2.Automatisation vs. Tests Manuels : L’automatisation permet d’exécuter les tests rapidement et de manière répétée, mais les outils et la configuration de scripts de tests automatisés peuvent avoir un coût initial important.
3.Complexité du Logiciel : Plus le logiciel est complexe, plus il est coûteux de le tester en profondeur.
4.Fréquence des Tests : Plus le logiciel est testé régulièrement, plus les coûts de maintenance peuvent augmenter.
5.Formation et Ressources Humaines : Les tests nécessitent des testeurs qualifiés, et la formation peut être un coût supplémentaire.
Estimation du Coût Total : En moyenne, les tests peuvent représenter entre 20 % et 40 % du budget total de développement d’un logiciel, mais cela peut varier en fonction de la complexité et des exigences spécifiques.
Le coût qu’il est moins évident d’estimer, c’est le coût à ne pas tester (Voir notre article sur l’importance du COI pour plus de détail) ! Et c’est pourtant celui-là qui devrait l’emporter sur la mise en place d’une démarche de test logiciel.
Conclusion
La démarche de tests logiciels est un élément fondamental pour assurer la qualité, la sécurité et la fiabilité des produits numériques. En comprenant les différents types de tests, en les intégrant efficacement dans le cycle de développement, et en suivant les bonnes pratiques, les équipes peuvent réduire les risques, améliorer la satisfaction des utilisateurs et garantir le succès de leurs projets logiciels. Les tests logiciels ne sont pas une simple formalité, mais une composante essentielle de la création de produits robustes et durables.
Alors tester c’est effectivement douter, mais peut-être douter d’un potentiel futur pour votre application si elle n’est pas couverte par des tests. Sur chaque projet sur lequel je suis intervenu, j’ai toujours regardé de près les tests. Une application non couverte par un minimum de tests n’a, pour moi, aucune valeur. C’est une application qu’on ne contrôle pas dans le temps, qu’on ne peut pas protéger contre la régression et qui va demander, avec les versions, énormément d’investissement humain qui vont s’avérer plus coûteux que le coût initial de leur mise en place.

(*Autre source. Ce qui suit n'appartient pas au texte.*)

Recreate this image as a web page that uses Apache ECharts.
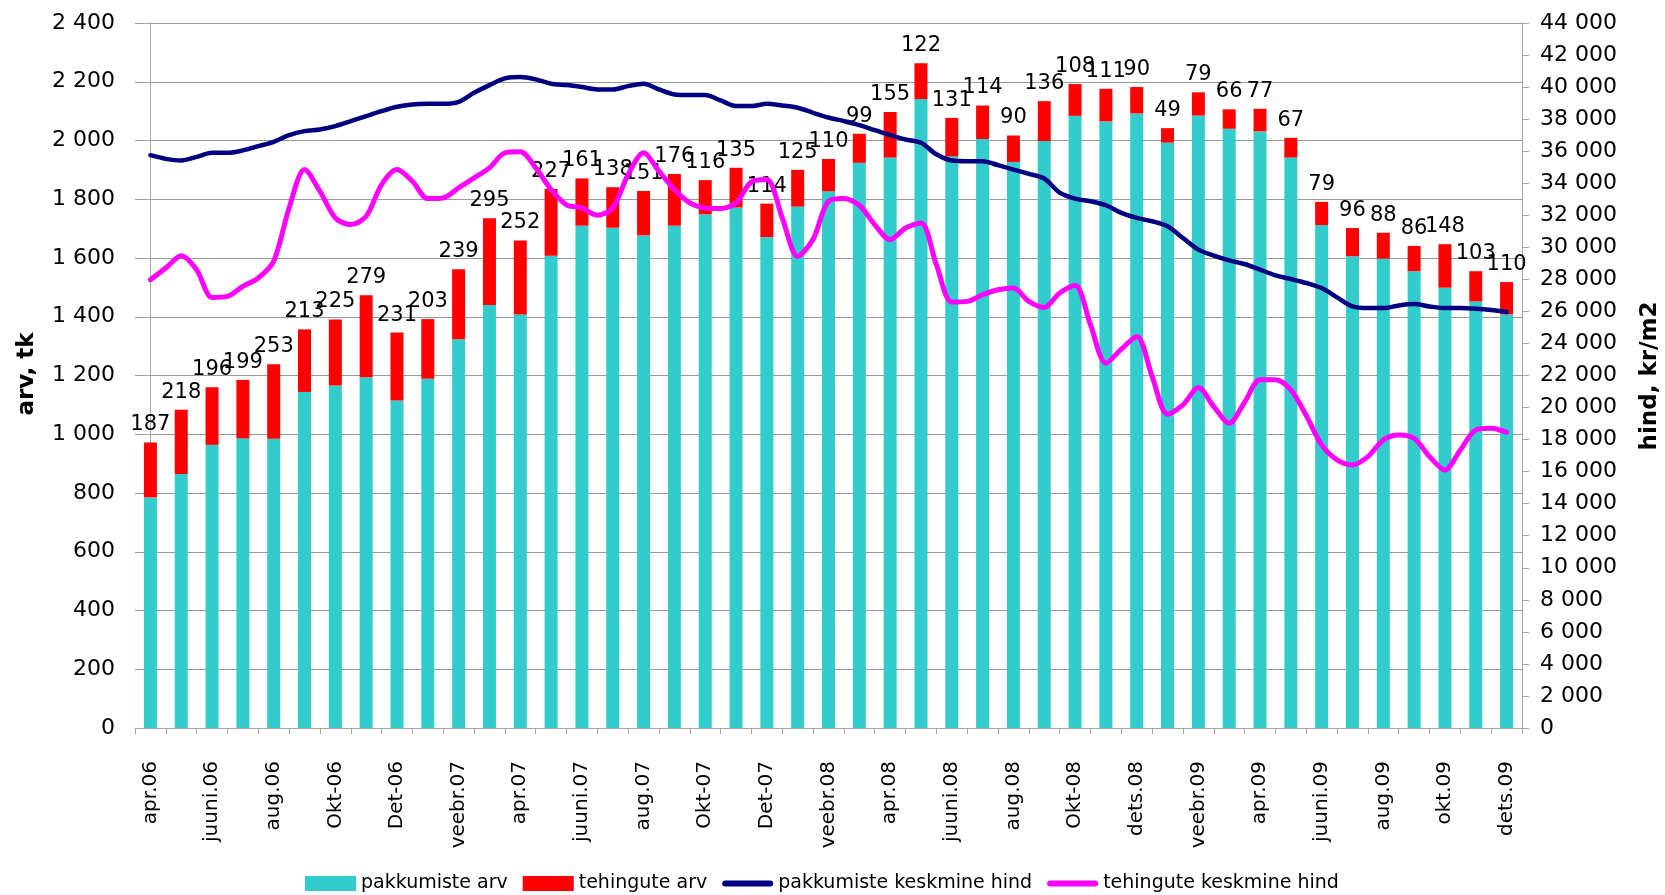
<!DOCTYPE html>
<html>
<head>
<meta charset="utf-8">
<script src="https://cdn.jsdelivr.net/npm/echarts@6/dist/echarts.min.js"></script>
<style>
html,body{margin:0;padding:0;background:#fff;}
#chart{width:1665px;height:895px;}
</style>
</head>
<body>
<div id="chart"></div>
<script>
// Categories (months Apr 2006 - Dec 2009)
const months = [
  'apr.06','mai.06','juuni.06','juuli.06','aug.06','sept.06','Okt-06','Nov-06','Det-06',
  'jaan.07','veebr.07','märts.07','apr.07','mai.07','juuni.07','juuli.07','aug.07','sept.07','Okt-07','Nov-07','Det-07',
  'jaan.08','veebr.08','märts.08','apr.08','mai.08','juuni.08','juuli.08','aug.08','sept.08','Okt-08','nov.08','dets.08',
  'jaan.09','veebr.09','märts.09','apr.09','mai.09','juuni.09','juuli.09','aug.09','sept.09','okt.09','nov.09','dets.09'
];
// pakkumiste arv (offers count)
const offers = [
  785, 865, 964, 986, 985, 1144, 1166, 1194, 1115,
  1189, 1323, 1440, 1408, 1608, 1710, 1703, 1677, 1710, 1749, 1772, 1671,
  1775, 1827, 1924, 1942, 2141, 1946, 2005, 1927, 1998, 2084, 2065, 2092,
  1993, 2085, 2040, 2031, 1942, 1712, 1606, 1598, 1555, 1499, 1452, 1408
];
// tehingute arv (deals count)
const deals = [
  187, 218, 196, 199, 253, 213, 225, 279, 231,
  203, 239, 295, 252, 227, 161, 138, 151, 176, 116, 135, 114,
  125, 110, 99, 155, 122, 131, 114, 90, 136, 108, 111, 90,
  49, 79, 66, 77, 67, 79, 96, 88, 86, 148, 103, 110
];
// pakkumiste keskmine hind, kr/m2 (half-month readings)
const offerPrice = [
  35750, 35521, 35417, 35646, 35896, 35896, 36050, 36312, 36583, 37000,
  37250, 37354, 37563, 37875, 38188, 38500, 38771, 38917, 38958, 38958,
  39083, 39646, 40125, 40541, 40625, 40479, 40208, 40125, 40000, 39854,
  39854, 40062, 40208, 39854, 39542, 39500, 39500, 39167, 38813, 38813,
  38958, 38854, 38708, 38396, 38100, 37875, 37625, 37312, 37000, 36729,
  36521, 35812, 35417, 35375, 35375, 35125, 34854, 34583, 34292, 33417,
  33042, 32875, 32625, 32146, 31833, 31625, 31312, 30583, 29854, 29479,
  29187, 28958, 28604, 28250, 28021, 27771, 27458, 26875, 26312, 26208,
  26208, 26375, 26458, 26312, 26208, 26208, 26167, 26083, 25958
];
// tehingute keskmine hind, kr/m2 (half-month readings)
const dealPrice = [
  27979, 28708, 29479, 28604, 26875, 26937, 27562, 28083, 29125, 32458,
  34854, 33500, 31833, 31417, 31937, 33917, 34854, 34125, 33042, 33083,
  33708, 34333, 34958, 35896, 35958, 34958, 33604, 32646, 32458, 32000,
  32458, 34542, 35896, 34750, 33604, 32771, 32458, 32417, 32771, 34083,
  34229, 31833, 29437, 30500, 32875, 33042, 32625, 31417, 30479, 31208,
  31521, 28917, 26583, 26625, 27042, 27354, 27458, 26625, 26250, 27146,
  27625, 25167, 22771, 23646, 24437, 21937, 19583, 20167, 21250, 20062,
  19021, 20333, 21729, 21729, 21104, 19500, 17667, 16729, 16417, 16937,
  17979, 18292, 18083, 16937, 16104, 17354, 18604, 18708, 18458
];
const seriesNames = ['pakkumiste arv','tehingute arv','pakkumiste keskmine hind','tehingute keskmine hind'];
const leftTitle = 'arv, tk';
const rightTitle = 'hind, kr/m2';

const FONT = 'DejaVu Sans';
const fmt = v => String(v).replace(/\B(?=(\d{3})+(?!\d))/g, ' ');
const toPairs = arr => arr.map((v, k) => [k / 2, v]);

const lineIcon = 'path://M0,0 M0,15 M3,4.5 L48,4.5 A3,3 0 0 1 48,10.5 L3,10.5 A3,3 0 0 1 3,4.5 Z';

const chart = echarts.init(document.getElementById('chart'));
chart.setOption({
  animation: false,
  backgroundColor: '#ffffff',
  textStyle: { fontFamily: FONT, color: '#000' },
  grid: { left: 135, right: 143, top: 23, bottom: 167, containLabel: false },
  legend: {
    left: 300, top: 869,
    itemWidth: 51, itemHeight: 15, itemGap: 15,
    textStyle: { fontFamily: FONT, fontSize: 19, color: '#000' },
    data: [
      { name: seriesNames[0], icon: 'rect' },
      { name: seriesNames[1], icon: 'rect' },
      { name: seriesNames[2], icon: lineIcon },
      { name: seriesNames[3], icon: lineIcon }
    ]
  },
  xAxis: [
    {
      type: 'category', data: months, boundaryGap: true,
      axisLine: { show: true, lineStyle: { color: '#a6a6a6', width: 1 } },
      axisTick: { show: true, interval: 0, length: 6, lineStyle: { color: '#a6a6a6' } },
      axisLabel: { interval: 1, rotate: 90, margin: 33, fontFamily: FONT, fontSize: 20, color: '#000' },
      splitLine: { show: false }
    },
    { type: 'value', min: -0.5, max: 44.5, show: false }
  ],
  yAxis: [
    {
      type: 'value', min: 0, max: 2400, interval: 200, position: 'left',
      axisLine: { show: true, lineStyle: { color: '#a6a6a6', width: 1 } },
      axisTick: { show: true, length: 7, lineStyle: { color: '#a6a6a6' } },
      axisLabel: { formatter: fmt, margin: 20, fontFamily: FONT, fontSize: 22, color: '#000' },
      splitLine: { show: true, lineStyle: { color: '#999999', width: 1 } }
    },
    {
      type: 'value', min: 0, max: 44000, interval: 2000, position: 'right',
      axisLine: { show: true, lineStyle: { color: '#a6a6a6', width: 1 } },
      axisTick: { show: true, length: 7, lineStyle: { color: '#a6a6a6' } },
      axisLabel: { formatter: fmt, margin: 18, fontFamily: FONT, fontSize: 22, color: '#000' },
      splitLine: { show: false }
    }
  ],
  graphic: [
    { type: 'text', x: 27, y: 374, rotation: Math.PI / 2,
      style: { text: leftTitle, font: 'bold 23px "DejaVu Sans"', fill: '#000', align: 'center', verticalAlign: 'middle' } },
    { type: 'text', x: 1650, y: 376, rotation: Math.PI / 2,
      style: { text: rightTitle, font: 'bold 23px "DejaVu Sans"', fill: '#000', align: 'center', verticalAlign: 'middle' } }
  ],
  series: [
    {
      name: seriesNames[0], type: 'bar', stack: 'n', data: offers, barWidth: 13,
      itemStyle: { color: '#33CCCC' }
    },
    {
      name: seriesNames[1], type: 'bar', stack: 'n', data: deals, barWidth: 13,
      itemStyle: { color: '#FF0000' },
      label: { show: true, position: 'top', distance: 7, fontFamily: FONT, fontSize: 21, color: '#000' }
    },
    {
      name: seriesNames[2], type: 'line', xAxisIndex: 1, yAxisIndex: 1,
      data: toPairs(offerPrice), smooth: 0.3, showSymbol: false, symbol: 'none',
      lineStyle: { color: '#000080', width: 4.5, cap: 'round', join: 'round' },
      itemStyle: { color: '#000080' }, z: 5
    },
    {
      name: seriesNames[3], type: 'line', xAxisIndex: 1, yAxisIndex: 1,
      data: toPairs(dealPrice), smooth: 0.3, showSymbol: false, symbol: 'none',
      lineStyle: { color: '#FF00FF', width: 5, cap: 'round', join: 'round' },
      itemStyle: { color: '#FF00FF' }, z: 5
    }
  ]
});
</script>
</body>
</html>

Au début, on fait le choix de l’économie, d’aller vite, de faire confiance aux développeurs… et les versions s’enchaînent, le turn-over se met en place… et se produit la première régression, puis deux, trois… le support s’enflamme, les utilisateurs perdent patience et confiance en l’application et la communication négative autour de l’outil peine à le faire reprendre.
Des scénarios comme celui-ci j’en ai connu beaucoup (trop ?) ! Dans une grosse structure, on se sortira de ce mauvais pas en remplaçant l’outil par un autre, mais dans une petite entreprise c’est un coup dur, une perte importante qui parfois signe sa fin de l’aventure.